The photographer for the late 1890s catalogue on the left below has inserted a white backdrop behind this specimen of flowering plant. Jones (right) does likewise, using a dark backdrop to accentuate the lighter blooms. Clearly he intended to crop out, in printing, his assistant’s elbow which appears on the left from behind the cloth.
We can find the ‘Pea Quite Content’ that Jones photographed mentioned in a 1925 catalogue:
Carters Quite Content ( MAINCROP MARROWFAT to 6 ft.). This grand Pea, which has caused such a stir in the horticultural world, is the outcome of a cross between ALDERMAN and EDWIN BECKETT. In general character resembles the former but the pods are considerably larger than either parent. In our own trials it has amply demonstrated its wonderful superiority and when exhibited in the open class at Shrewsbury it easily secured the First Prize, and was pronounced by leading exverts to be without doubt the best Pea ever seen. It is exceedingly prolific and the pods hang mostly in pairs. [‘marrowfat’ refers to a crop which produces large peas intended for drying and storing for use in soups etc.]

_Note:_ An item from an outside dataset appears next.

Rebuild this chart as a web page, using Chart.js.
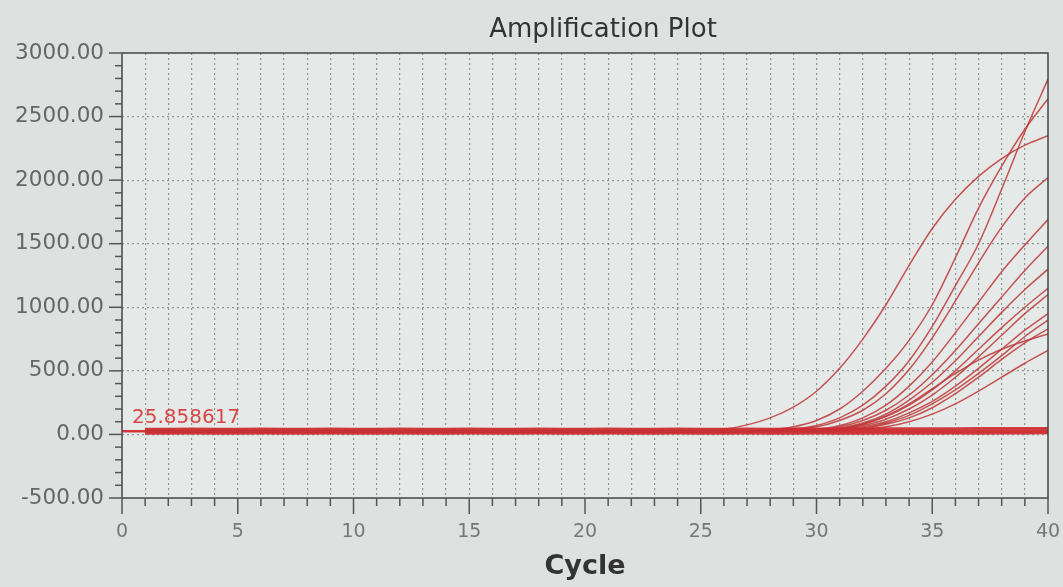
<!DOCTYPE html>
<html>
<head>
<meta charset="utf-8">
<script src="https://cdn.jsdelivr.net/npm/chart.js@4.4.1/dist/chart.umd.min.js"></script>
<style>
  html, body { margin: 0; padding: 0; background: #dde1df; }
  #wrap { width: 1063px; height: 587px; }
</style>
</head>
<body>
<div id="wrap"><canvas id="amp"></canvas></div>
<script>
const cycles = [1,2,3,4,5,6,7,8,9,10,11,12,13,14,15,16,17,18,19,20,21,22,23,24,25,26,27,28,29,30,31,32,33,34,35,36,37,38,39,40];

// amplification curves (rfu per cycle)
const ampA = [25,24,25,25,24,25,25,24,25,25,24,25,25,24,25,25,24,25,25,24,25,25,24,25,25,26,28,35,60,110,200,340,520,740,1020,1390,1780,2110,2400,2640];
const ampB = [26,25,25,26,25,25,26,25,25,26,25,25,26,25,25,26,25,25,26,25,25,26,25,25,26,25,26,30,40,70,130,230,380,580,850,1170,1500,1930,2380,2795];
const ampC = [24,24,25,24,24,25,24,24,25,24,24,25,24,24,25,24,24,25,24,24,25,24,24,25,26,40,75,130,215,340,520,750,1020,1330,1620,1850,2030,2170,2275,2350];
const ampD = [27,26,26,27,26,26,27,26,26,27,26,26,27,26,26,27,26,26,27,26,26,27,26,26,27,26,28,35,45,60,110,190,320,510,760,1050,1350,1630,1860,2020];
const ampE = [23,23,24,23,23,24,23,23,24,23,23,24,23,23,24,23,23,24,23,23,24,23,23,24,23,24,26,28,32,40,70,130,230,380,570,800,1040,1280,1490,1690];
const ampF = [22,22,23,22,22,23,22,22,23,22,22,23,22,22,23,22,22,23,22,22,23,22,22,23,22,24,26,28,30,36,60,110,190,310,470,660,870,1080,1290,1480];
const ampG = [28,28,27,28,28,27,28,28,27,28,28,27,28,28,27,28,28,27,28,28,27,28,28,27,28,27,26,27,29,34,50,90,160,270,410,580,770,960,1140,1300];
const ampH = [21,21,22,21,21,22,21,21,22,21,21,22,21,21,22,21,21,22,21,21,22,21,21,22,21,23,25,26,28,32,45,80,140,230,350,500,670,840,1000,1150];
const ampI = [29,29,28,29,29,28,29,29,28,29,29,28,29,29,28,29,29,28,29,29,28,29,29,28,29,27,25,26,27,30,40,70,120,200,310,450,610,780,950,1100];
const ampJ = [20,20,21,20,20,21,20,20,21,20,20,21,20,20,21,20,20,21,20,20,21,20,20,21,20,22,25,25,27,30,38,60,100,170,260,380,520,670,820,950];
const ampK = [30,30,29,30,30,29,30,30,29,30,30,29,30,30,29,30,30,29,30,30,29,30,30,29,30,28,25,25,26,28,33,50,90,150,240,350,480,620,770,900];
const ampL = [19,19,20,19,19,20,19,19,20,19,19,20,19,19,20,19,19,20,19,19,20,19,19,20,19,22,25,25,26,27,31,45,80,130,210,320,450,590,720,830];
const ampM = [31,31,30,31,31,30,31,31,30,31,31,30,31,31,30,31,31,30,31,31,30,31,31,30,31,28,25,26,28,33,45,80,145,240,360,480,585,670,735,790];
const ampN = [18,18,19,18,18,19,18,18,19,18,18,19,18,18,19,18,18,19,18,18,19,18,18,19,18,21,25,25,25,26,29,38,60,100,160,240,340,450,560,660];

// flat (no amplification) wells
const flat1 = [6,6,7,6,6,7,6,6,7,6,6,7,6,6,7,6,6,7,6,6,7,6,6,7,6,6,7,6,6,7,6,6,7,6,6,7,6,7,8,9];
const flat2 = [15,15,14,15,15,14,15,15,14,15,15,14,15,15,14,15,15,14,15,15,14,15,15,14,15,15,14,15,15,14,15,15,14,15,15,14,15,16,16,17];
const flat3 = [36,36,37,36,36,37,36,36,37,36,36,37,36,36,37,36,36,37,36,36,37,36,36,37,36,36,37,36,36,37,36,37,37,38,38,39,39,40,40,41];
const flat4 = [45,45,46,45,45,46,45,45,46,45,45,46,45,45,46,45,45,46,45,45,46,45,45,46,45,45,46,45,46,46,47,47,48,48,49,49,50,50,51,51];

const threshold = 25.858617;
const thresholdSpan = [0, 40];

const ampCurves = [ampA, ampB, ampC, ampD, ampE, ampF, ampG, ampH, ampI, ampJ, ampK, ampL, ampM, ampN];
const flatCurves = [flat1, flat2, flat3, flat4];

function toPoints(arr) {
    return cycles.map((c, i) => ({ x: c, y: arr[i] }));
}

const datasets = [];
flatCurves.forEach(arr => {
    datasets.push({
        data: toPoints(arr),
        borderColor: 'rgba(205,45,50,0.9)',
        borderWidth: 2,
        pointRadius: 0,
        fill: false
    });
});
ampCurves.forEach(arr => {
    datasets.push({
        data: toPoints(arr),
        borderColor: 'rgba(190,55,55,0.85)',
        borderWidth: 1.5,
        pointRadius: 0,
        fill: false,
        cubicInterpolationMode: 'monotone'
    });
});
datasets.push({
    data: thresholdSpan.map(x => ({ x: x, y: threshold })),
    borderColor: 'rgba(210,45,50,0.95)',
    borderWidth: 2.5,
    pointRadius: 0,
    fill: false
});

const plotDecor = {
    id: 'plotDecor',
    beforeDraw(chart) {
        const { ctx, chartArea: a } = chart;
        ctx.save();
        ctx.fillStyle = '#e5e9e7';
        ctx.fillRect(a.left, a.top, a.right - a.left, a.bottom - a.top);
        ctx.restore();
    },
    afterDraw(chart) {
        const { ctx, chartArea: a, scales } = chart;
        ctx.save();
        ctx.strokeStyle = '#444';
        ctx.lineWidth = 1.5;
        ctx.strokeRect(a.left, a.top, a.right - a.left, a.bottom - a.top);

        // tick marks
        ctx.strokeStyle = '#555';
        ctx.lineWidth = 1.5;
        scales.y.ticks.forEach(t => {
            const py = scales.y.getPixelForValue(t.value);
            const len = t.value % 500 === 0 ? 13 : 7;
            ctx.beginPath();
            ctx.moveTo(a.left - len, py);
            ctx.lineTo(a.left, py);
            ctx.stroke();
        });
        scales.x.ticks.forEach(t => {
            const px = scales.x.getPixelForValue(t.value);
            const len = t.value % 5 === 0 ? 16 : 8;
            ctx.beginPath();
            ctx.moveTo(px, a.bottom);
            ctx.lineTo(px, a.bottom + len);
            ctx.stroke();
        });

        // title
        ctx.fillStyle = '#333';
        ctx.font = '26px "DejaVu Sans", sans-serif';
        ctx.textAlign = 'center';
        ctx.textBaseline = 'middle';
        ctx.fillText('Amplification Plot', 603, 30);

        // threshold value
        ctx.fillStyle = 'rgba(215,60,60,0.95)';
        ctx.font = '20px "DejaVu Sans", sans-serif';
        ctx.textAlign = 'left';
        ctx.fillText(threshold.toFixed(6), scales.x.getPixelForValue(0) + 10, scales.y.getPixelForValue(threshold) - 13);
        ctx.restore();
    }
};

new Chart(document.getElementById('amp'), {
    type: 'line',
    data: { datasets: datasets },
    plugins: [plotDecor],
    options: {
        responsive: true,
        maintainAspectRatio: false,
        animation: false,
        layout: { padding: { top: 53, right: 15, left: 0, bottom: 0 } },
        plugins: {
            legend: { display: false },
            tooltip: { enabled: false }
        },
        scales: {
            x: {
                type: 'linear',
                min: 0,
                max: 40,
                afterFit: s => { s.height = 89; s.paddingRight = 0; s.paddingLeft = 0; },
                ticks: {
                    stepSize: 1,
                    autoSkip: false,
                    maxRotation: 0,
                    padding: 23,
                    color: '#777',
                    font: { family: 'DejaVu Sans', size: 19 },
                    callback: v => (v % 5 === 0 ? String(v) : '')
                },
                grid: {
                    drawTicks: false,
                    color: ctx => (ctx.tick && ctx.tick.value > 0 && ctx.tick.value < 40 ? 'rgba(110,115,112,0.7)' : 'rgba(0,0,0,0)'),
                    lineWidth: 1.2
                },
                border: { display: false, dash: [2, 3] },
                title: {
                    display: true,
                    text: 'Cycle',
                    color: '#333',
                    font: { family: 'DejaVu Sans', size: 27, weight: 'bold' },
                    padding: { top: 0, bottom: 4 }
                }
            },
            y: {
                min: -500,
                max: 3000,
                afterFit: s => { s.width = 122; s.paddingTop = 0; s.paddingBottom = 0; },
                ticks: {
                    stepSize: 100,
                    autoSkip: false,
                    padding: 18,
                    color: '#666',
                    font: { family: 'DejaVu Sans', size: 21.5 },
                    callback: v => (v % 500 === 0 ? v.toFixed(2) : '')
                },
                grid: {
                    drawTicks: false,
                    color: ctx => (ctx.tick && ctx.tick.value % 500 === 0 && ctx.tick.value > -500 && ctx.tick.value < 3000 ? 'rgba(110,115,112,0.7)' : 'rgba(0,0,0,0)'),
                    lineWidth: 1.2
                },
                border: { display: false, dash: [2, 3] }
            }
        }
    }
});
</script>
</body>
</html>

Their photograph has none of the poetry of Charles Jones’ image of the same variety, but a neighbouring image from the same catalogue shows how closely his photographs match better examples of the genre:

Jones has been the subject of a book by Robert Flynn Johnson and Sean Sexton with a preface by Alice Waters, Plant Kingdoms: The Photographs of Charles Jones (Smithmark Publishers, New York, 1998), and of museum exhibitions at the Fine Arts Museums of San Francisco, California, in 1998, at Le Musée de l’Elysée, Lausanne, Switzerland, in 1999 and the Chicago Botanical Gardens, in 1999.
Charles Jones’ vintage photographs can be found in the collections of the Fine Arts Museums of San Francisco, Achenbach Foundation for Graphic Arts, San Francisco, the Victoria and Albert Museum, London, and the Museum of Fine Arts, Boston.